## Task goal
The required output is every line from the beginning of the entries below through the line that includes "5.11, 5.11, 5.11];", copied exactly.

## Dataset extract
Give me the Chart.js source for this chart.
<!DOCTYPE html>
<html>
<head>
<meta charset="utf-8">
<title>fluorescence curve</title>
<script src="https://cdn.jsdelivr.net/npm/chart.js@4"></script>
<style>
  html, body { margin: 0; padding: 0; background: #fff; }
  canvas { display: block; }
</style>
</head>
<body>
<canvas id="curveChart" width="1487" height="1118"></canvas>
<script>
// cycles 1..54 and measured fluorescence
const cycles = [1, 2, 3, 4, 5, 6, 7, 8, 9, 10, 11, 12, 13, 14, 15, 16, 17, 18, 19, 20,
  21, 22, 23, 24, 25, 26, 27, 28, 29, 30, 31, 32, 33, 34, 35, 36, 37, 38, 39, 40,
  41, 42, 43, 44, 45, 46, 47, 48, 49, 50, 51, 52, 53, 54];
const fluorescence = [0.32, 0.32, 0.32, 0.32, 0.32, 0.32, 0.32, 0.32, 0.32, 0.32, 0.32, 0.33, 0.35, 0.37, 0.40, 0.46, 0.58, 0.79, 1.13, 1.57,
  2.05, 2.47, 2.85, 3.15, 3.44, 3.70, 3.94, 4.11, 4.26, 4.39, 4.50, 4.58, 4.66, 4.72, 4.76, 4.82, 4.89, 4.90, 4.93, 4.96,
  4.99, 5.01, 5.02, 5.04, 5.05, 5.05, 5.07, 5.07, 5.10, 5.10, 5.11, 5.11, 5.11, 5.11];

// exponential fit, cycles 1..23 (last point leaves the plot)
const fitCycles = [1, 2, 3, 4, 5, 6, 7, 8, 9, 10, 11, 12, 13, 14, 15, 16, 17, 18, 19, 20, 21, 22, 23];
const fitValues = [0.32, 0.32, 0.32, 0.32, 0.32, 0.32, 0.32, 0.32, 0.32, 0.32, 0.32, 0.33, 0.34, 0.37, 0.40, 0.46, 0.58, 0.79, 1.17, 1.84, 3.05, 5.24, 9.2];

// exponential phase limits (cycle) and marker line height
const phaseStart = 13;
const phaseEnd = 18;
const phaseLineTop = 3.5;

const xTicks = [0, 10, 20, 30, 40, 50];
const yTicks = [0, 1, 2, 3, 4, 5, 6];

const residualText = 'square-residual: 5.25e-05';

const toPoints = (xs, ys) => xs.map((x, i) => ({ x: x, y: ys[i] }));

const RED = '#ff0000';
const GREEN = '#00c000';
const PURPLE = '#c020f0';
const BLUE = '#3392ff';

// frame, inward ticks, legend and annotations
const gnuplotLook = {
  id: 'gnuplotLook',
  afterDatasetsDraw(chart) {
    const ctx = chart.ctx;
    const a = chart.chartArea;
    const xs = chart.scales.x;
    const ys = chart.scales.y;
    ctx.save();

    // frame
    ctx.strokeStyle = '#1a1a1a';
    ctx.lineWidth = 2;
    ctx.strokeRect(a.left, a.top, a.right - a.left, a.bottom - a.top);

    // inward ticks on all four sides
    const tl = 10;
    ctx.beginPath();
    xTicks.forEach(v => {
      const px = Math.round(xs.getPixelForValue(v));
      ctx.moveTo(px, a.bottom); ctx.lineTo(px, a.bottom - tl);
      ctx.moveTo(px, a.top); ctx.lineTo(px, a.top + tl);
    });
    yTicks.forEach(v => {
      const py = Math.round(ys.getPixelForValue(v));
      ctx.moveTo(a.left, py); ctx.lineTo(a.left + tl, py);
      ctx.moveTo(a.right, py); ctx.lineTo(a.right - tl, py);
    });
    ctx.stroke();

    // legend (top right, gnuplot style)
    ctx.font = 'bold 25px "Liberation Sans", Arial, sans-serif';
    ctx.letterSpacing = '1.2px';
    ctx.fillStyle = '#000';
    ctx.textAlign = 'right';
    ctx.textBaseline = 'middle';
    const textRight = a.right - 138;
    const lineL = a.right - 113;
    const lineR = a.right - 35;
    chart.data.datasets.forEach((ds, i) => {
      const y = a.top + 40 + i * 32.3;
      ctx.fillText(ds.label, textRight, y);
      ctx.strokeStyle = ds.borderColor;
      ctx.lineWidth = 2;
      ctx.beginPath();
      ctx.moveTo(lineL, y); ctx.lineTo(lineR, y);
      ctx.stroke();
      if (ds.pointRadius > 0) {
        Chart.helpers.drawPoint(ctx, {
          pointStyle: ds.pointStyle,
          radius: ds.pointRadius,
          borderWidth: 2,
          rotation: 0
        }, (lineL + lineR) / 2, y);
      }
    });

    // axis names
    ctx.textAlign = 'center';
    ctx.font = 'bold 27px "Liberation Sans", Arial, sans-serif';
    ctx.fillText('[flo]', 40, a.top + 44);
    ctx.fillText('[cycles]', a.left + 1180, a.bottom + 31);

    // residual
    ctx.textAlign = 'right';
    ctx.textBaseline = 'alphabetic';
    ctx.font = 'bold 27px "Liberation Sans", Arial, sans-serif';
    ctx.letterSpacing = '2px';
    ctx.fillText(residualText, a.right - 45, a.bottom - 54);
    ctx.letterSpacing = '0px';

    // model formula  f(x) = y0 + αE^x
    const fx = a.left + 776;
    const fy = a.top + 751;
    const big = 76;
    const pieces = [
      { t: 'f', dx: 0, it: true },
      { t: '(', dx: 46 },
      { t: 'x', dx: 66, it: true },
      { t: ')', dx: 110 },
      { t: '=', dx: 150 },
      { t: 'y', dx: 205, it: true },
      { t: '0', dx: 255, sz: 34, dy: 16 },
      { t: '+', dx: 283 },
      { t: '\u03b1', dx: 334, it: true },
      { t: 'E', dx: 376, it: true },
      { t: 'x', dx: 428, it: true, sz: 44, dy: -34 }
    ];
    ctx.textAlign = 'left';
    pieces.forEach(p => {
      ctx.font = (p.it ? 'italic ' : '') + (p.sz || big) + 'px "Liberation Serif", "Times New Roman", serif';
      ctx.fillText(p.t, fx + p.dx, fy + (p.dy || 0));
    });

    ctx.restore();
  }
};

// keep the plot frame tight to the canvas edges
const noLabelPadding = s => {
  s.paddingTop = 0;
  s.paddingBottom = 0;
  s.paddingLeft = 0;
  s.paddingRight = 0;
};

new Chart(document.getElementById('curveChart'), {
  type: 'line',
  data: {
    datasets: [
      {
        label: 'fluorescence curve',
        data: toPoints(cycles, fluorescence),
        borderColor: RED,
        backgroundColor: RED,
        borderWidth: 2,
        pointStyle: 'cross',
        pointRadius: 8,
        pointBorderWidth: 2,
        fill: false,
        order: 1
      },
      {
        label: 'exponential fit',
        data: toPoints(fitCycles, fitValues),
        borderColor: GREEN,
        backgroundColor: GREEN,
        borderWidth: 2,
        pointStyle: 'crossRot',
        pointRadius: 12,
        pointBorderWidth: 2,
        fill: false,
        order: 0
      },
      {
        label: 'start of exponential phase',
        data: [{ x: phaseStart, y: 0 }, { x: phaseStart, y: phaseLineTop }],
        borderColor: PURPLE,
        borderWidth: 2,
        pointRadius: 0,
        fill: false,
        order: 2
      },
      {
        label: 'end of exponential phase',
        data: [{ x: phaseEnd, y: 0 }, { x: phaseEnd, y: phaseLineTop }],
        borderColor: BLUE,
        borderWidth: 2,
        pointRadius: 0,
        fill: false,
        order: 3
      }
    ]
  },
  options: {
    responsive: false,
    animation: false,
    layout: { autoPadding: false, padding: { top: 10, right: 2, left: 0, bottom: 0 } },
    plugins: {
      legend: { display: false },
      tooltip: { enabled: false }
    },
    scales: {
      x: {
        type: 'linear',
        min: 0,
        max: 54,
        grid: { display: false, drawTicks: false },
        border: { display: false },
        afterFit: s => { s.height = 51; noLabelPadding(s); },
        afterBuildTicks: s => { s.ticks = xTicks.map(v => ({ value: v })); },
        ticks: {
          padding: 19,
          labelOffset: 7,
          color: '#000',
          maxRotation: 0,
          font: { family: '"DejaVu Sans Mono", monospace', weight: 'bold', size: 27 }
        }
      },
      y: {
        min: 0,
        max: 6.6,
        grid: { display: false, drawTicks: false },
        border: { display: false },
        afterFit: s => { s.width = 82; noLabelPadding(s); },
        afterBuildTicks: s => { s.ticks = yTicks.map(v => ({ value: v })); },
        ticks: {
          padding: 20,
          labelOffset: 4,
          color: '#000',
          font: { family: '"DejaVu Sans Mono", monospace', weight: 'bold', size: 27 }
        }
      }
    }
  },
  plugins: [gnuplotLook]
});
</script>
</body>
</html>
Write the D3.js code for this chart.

## The answer
Give me the Chart.js source for this chart.
<!DOCTYPE html>
<html>
<head>
<meta charset="utf-8">
<title>fluorescence curve</title>
<script src="https://cdn.jsdelivr.net/npm/chart.js@4"></script>
<style>
  html, body { margin: 0; padding: 0; background: #fff; }
  canvas { display: block; }
</style>
</head>
<body>
<canvas id="curveChart" width="1487" height="1118"></canvas>
<script>
// cycles 1..54 and measured fluorescence
const cycles = [1, 2, 3, 4, 5, 6, 7, 8, 9, 10, 11, 12, 13, 14, 15, 16, 17, 18, 19, 20,
  21, 22, 23, 24, 25, 26, 27, 28, 29, 30, 31, 32, 33, 34, 35, 36, 37, 38, 39, 40,
  41, 42, 43, 44, 45, 46, 47, 48, 49, 50, 51, 52, 53, 54];
const fluorescence = [0.32, 0.32, 0.32, 0.32, 0.32, 0.32, 0.32, 0.32, 0.32, 0.32, 0.32, 0.33, 0.35, 0.37, 0.40, 0.46, 0.58, 0.79, 1.13, 1.57,
  2.05, 2.47, 2.85, 3.15, 3.44, 3.70, 3.94, 4.11, 4.26, 4.39, 4.50, 4.58, 4.66, 4.72, 4.76, 4.82, 4.89, 4.90, 4.93, 4.96,
  4.99, 5.01, 5.02, 5.04, 5.05, 5.05, 5.07, 5.07, 5.10, 5.10, 5.11, 5.11, 5.11, 5.11];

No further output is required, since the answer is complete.